Attuned to the way in which the death of a loved one makes memory come fully alive, Mills weaves his narrative from two temporal threads. One is the story of how Oliver (Ewan McGregor), a graphic artist whose father has recently died, begins a romance with Anna (Melanie Laurent), a French actress. The other is the story of Oliver’s father, Hal (Christopher Plummer), as Oliver remembers it. The entire film is filtered through Oliver’s consciousness, rendered in a way that affirms the basic condition of cinema—that every image is as present on the screen as every other image. There are no conventional flashbacks. When Hal and his lover (Goran Visnjic) lie on the floor side by side, holding hands, they are as vivid as Oliver and Anna are, rollerblading through the corridors of a posh Los Angeles hotel—more vivid, because the father and his boyfriend are full of surprises while the son’s romance with his wanly perky girlfriend, well, we’ve seen it before. And while Mills’s belief in movies as an instrument of resurrection is thrilling, I would be indulgent not to mention that Oliver’s relationship with Anna is unconvincing, and even more disappointing, that the frustration and anger of Oliver’s mother (Mary Page Keller)—no liberation for her—is too easily shunted aside. After all, what more can Mills do with her since neither her husband nor her son can bear to think about her at all. Indeed, the late-blooming love of Oliver for Hal, and Hal’s transformation are predicated on her death. 

Beginners

But one can’t have everything. Beginners is about men, and the male performances are terrific. As the film’s septuagenarian object of desire, Plummer has never been more seductive. Without sacrificing his dry wit or the coolly intelligent gaze that lets no one—his character included—off the hook, he brings to the film an emotional generosity that he has rarely allowed his characters. McGregor has the more difficult role—he’s the narrator of the entire show as well as the principal participant in the action, and he rises to the occasion with a subtly colored emotional palette that, while often muted, is never dull. 

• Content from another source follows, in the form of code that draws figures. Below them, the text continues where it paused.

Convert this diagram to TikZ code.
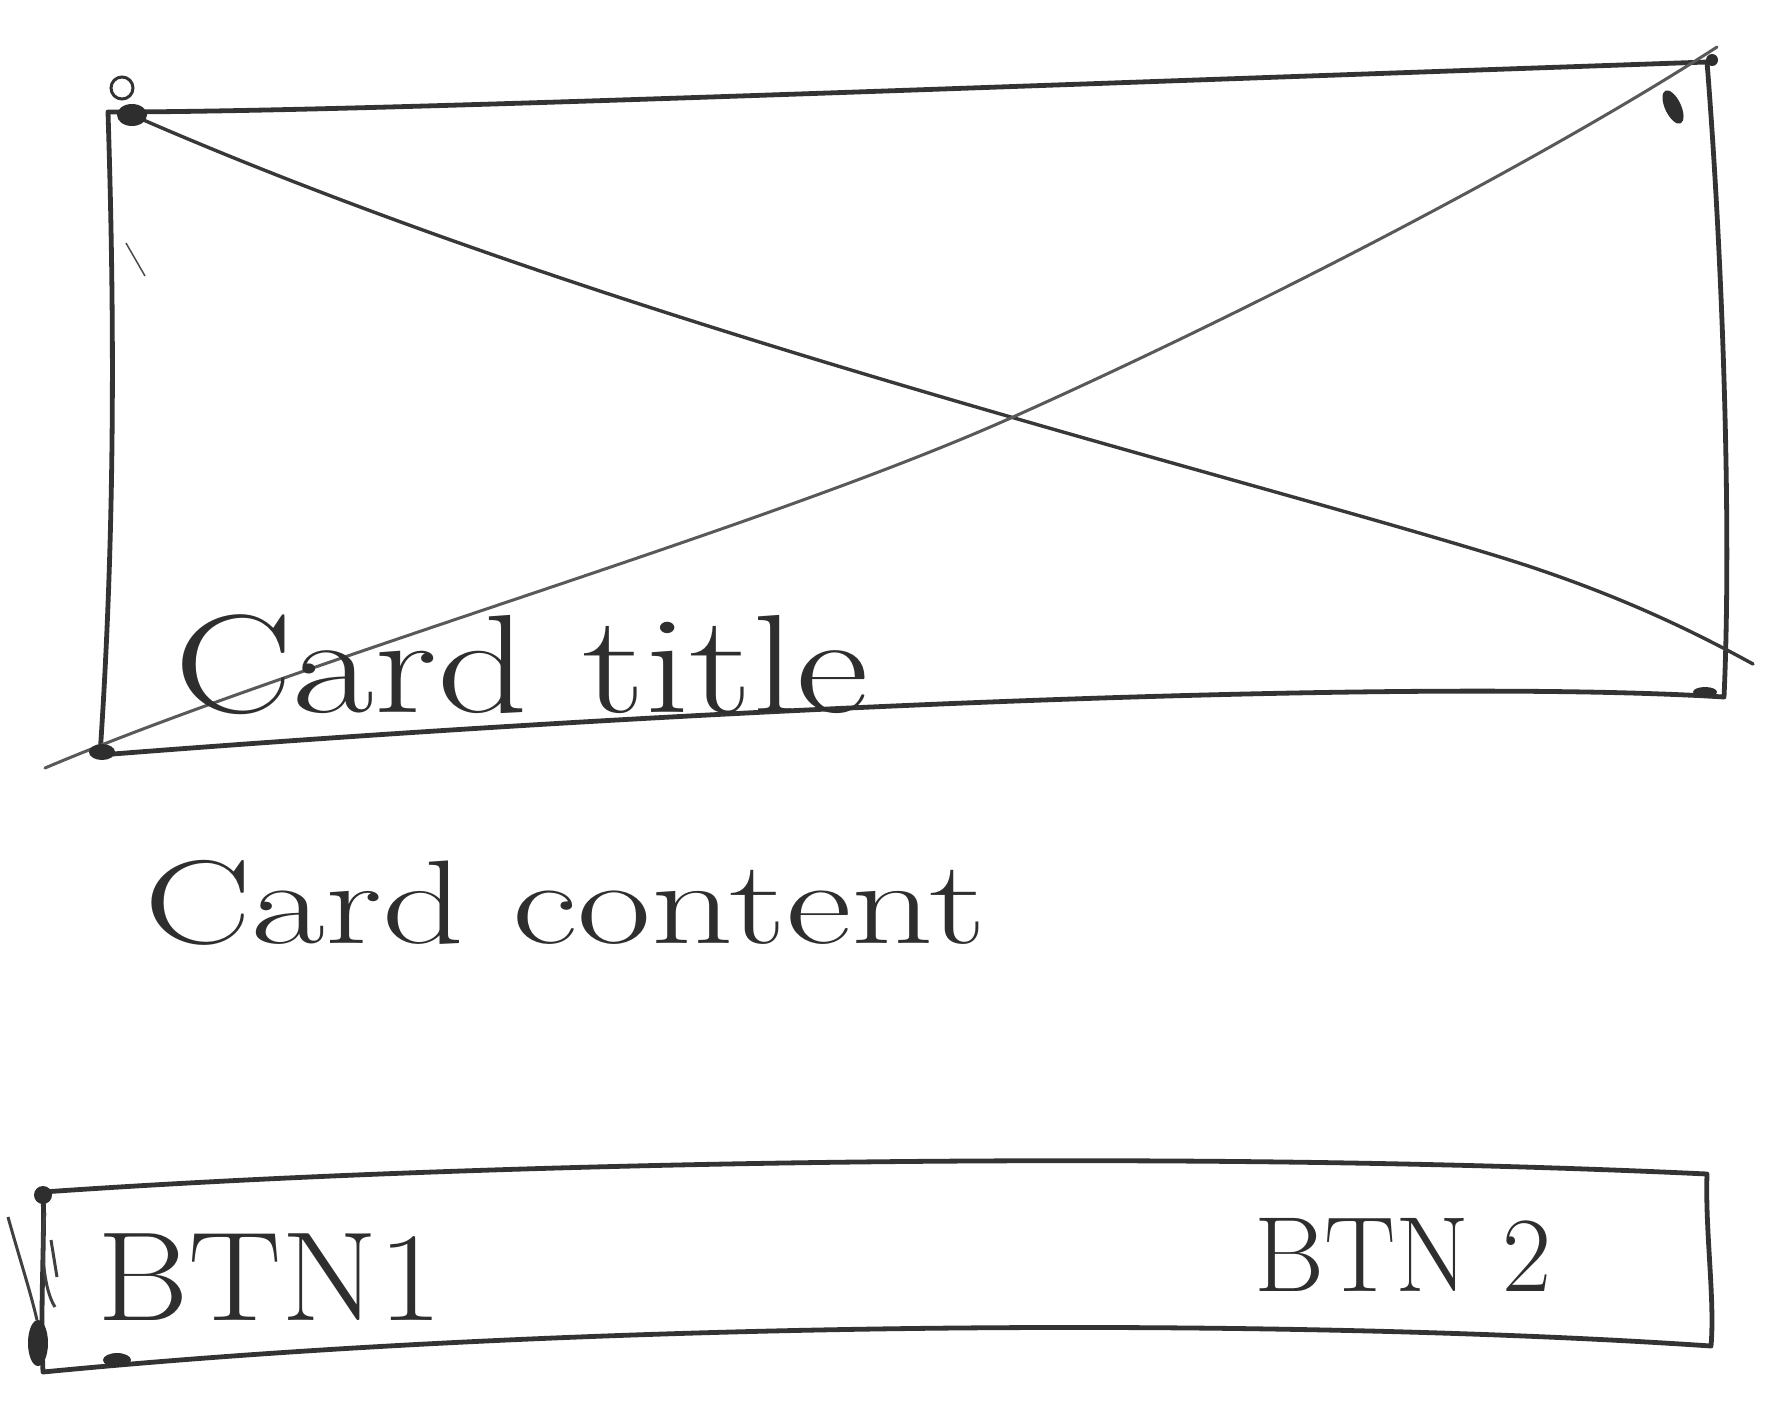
\documentclass[tikz,border=0pt]{standalone}
\usepackage{fontspec}
\usepackage{graphicx}
\begin{document}
\begin{tikzpicture}[x=1pt,y=-1pt,
  ink/.style={draw=black!80,line width=4.8pt,line cap=round,line join=round},
  thin ink/.style={draw=black!78,line width=3.4pt,line cap=round},
  faint ink/.style={draw=black!65,line width=3pt,line cap=round},
  hand/.style={inner sep=0pt,anchor=base west,text=black!82},
  blob/.style={fill=black!82}]
\useasboundingbox (0,0) rectangle (1782,1422);
\fill[white] (0,0) rectangle (1782,1422);
% image box corners
\coordinate (tl) at (108,112);
\coordinate (tr) at (1707,62);
\coordinate (br) at (1724,697);
\coordinate (bl) at (100,755);
\draw[ink] (tl) .. controls (350,112) and (900,90) .. (tr)
  .. controls (1722,250) and (1732,520) .. (br)
  .. controls (1450,680) and (800,700) .. (bl)
  .. controls (116,520) and (114,300) .. (tl);
% diagonals
\coordinate (d1s) at (132,115);
\coordinate (d1e) at (1753,664);
\coordinate (d2s) at (45,768);
\coordinate (d2e) at (1717,47);
\coordinate (cross) at (1013,417);
\draw[thin ink] (d1s) .. controls (600,320) and (1200,465) .. (1500,557)
  .. controls (1620,594) and (1700,635) .. (d1e);
\draw[faint ink] (d2s) .. controls (300,660) and (763,529) .. (cross)
  .. controls (1263,305) and (1550,155) .. (d2e);
% ink blobs
\fill[blob] (132,115) ellipse (15pt and 11pt);
\draw[black!80,line width=3pt] (122,88) circle (11pt);
\fill[blob,rotate around={25:(1673,107)}] (1673,107) ellipse (8pt and 18pt);
\fill[blob] (1712,60) circle (6pt);
\fill[blob] (102,752) ellipse (13pt and 8pt);
\fill[blob] (1705,692) ellipse (12pt and 5pt);
\draw[black!70,line width=1.5pt] (126,243) -- (145,276);
% texts
\node[hand,font=\fontsize{140}{140}\selectfont] (title) at (174,712) {\scalebox{1.27}[1]{Card title}};
\node[hand,font=\fontsize{119}{119}\selectfont] (content) at (144,943) {\scalebox{1.35}[1]{Card content}};
% button bar
\coordinate (btl) at (43,1192);
\coordinate (btr) at (1707,1174);
\coordinate (bbr) at (1711,1346);
\coordinate (bbl) at (43,1372);
\draw[ink] (btl) .. controls (500,1160) and (1200,1150) .. (btr)
  .. controls (1705,1230) and (1715,1300) .. (bbr)
  .. controls (1300,1318) and (600,1318) .. (bbl)
  .. controls (40,1300) and (45,1240) .. (btl);
\fill[blob] (38,1343) ellipse (10pt and 23pt);
\fill[blob] (43,1195) circle (9pt);
\fill[blob] (117,1360) ellipse (14pt and 7pt);
\draw[black!75,line width=3pt] (8,1217) .. controls (20,1260) and (30,1290) .. (37,1320);
\draw[black!75,line width=3pt] (45,1213) .. controls (40,1250) and (44,1290) .. (55,1307);
\draw[black!75,line width=3pt] (51,1240) -- (57,1277);
\node[hand,font=\fontsize{127}{127}\selectfont] (btn1) at (97,1320) {\scalebox{1.1}[1]{BTN1}};
\node[hand,font=\fontsize{107}{107}\selectfont] (btn2) at (1254,1291) {BTN 2};
\end{tikzpicture}
\end{document}
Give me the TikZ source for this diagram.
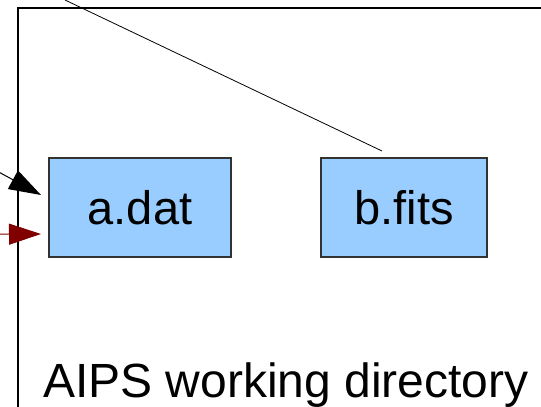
\documentclass[tikz,border=0pt]{standalone}
\usepackage{fontspec}
\setmainfont{Liberation Sans}
\usetikzlibrary{arrows.meta}
\definecolor{boxblue}{HTML}{99CCFF}
\definecolor{boxedge}{HTML}{333333}
\definecolor{darkred}{HTML}{800000}
\begin{document}
\begin{tikzpicture}[x=1pt,y=-1pt,
  filebox/.style={draw=boxedge,line width=1.5pt,fill=boxblue,inner sep=0pt,font=\fontsize{47}{52}\selectfont},
  bigarrow/.style={line width=1pt,-{Triangle[length=32pt,width=21pt]}}]
\useasboundingbox (0,0) rectangle (541,407);
\clip (0,0) rectangle (541,407);
\draw[line width=1.5pt] (18,8) rectangle (600,460);
\node[filebox,minimum width=182pt,minimum height=99pt] (adat) at (140,207.5) {a.dat};
\node[filebox,minimum width=166pt,minimum height=99pt] (bfits) at (404,207.5) {b.fits};
\node[anchor=base west,inner sep=0pt,font=\fontsize{48}{54}\selectfont] (dir) at (43,397) {AIPS working directory};
\coordinate (lstart) at (65,0);
\coordinate (lend) at (382,151);
\draw[line width=0.8pt] (lstart) -- (lend);
\coordinate (bstart) at (-10,167.3);
\coordinate (btip) at (41,195);
\draw[bigarrow] (bstart) -- (btip);
\coordinate (rstart) at (-10,234.3);
\coordinate (rtip) at (41,234);
\draw[bigarrow,darkred] (rstart) -- (rtip);
\end{tikzpicture}
\end{document}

Mills is a graphic artist as well as a filmmaker and his drawings—a series titled “The History of Sadness” which a band called The Sads commissions Oliver to produce, and which they reject as being too much of a downer, even for them—are as moving as any of the human interactions in the movie. Similarly, the mini slide-shows that punctuate the narrative, adroitly condensing family and social histories, are PowerPoint presentations transformed into the stuff of poetry.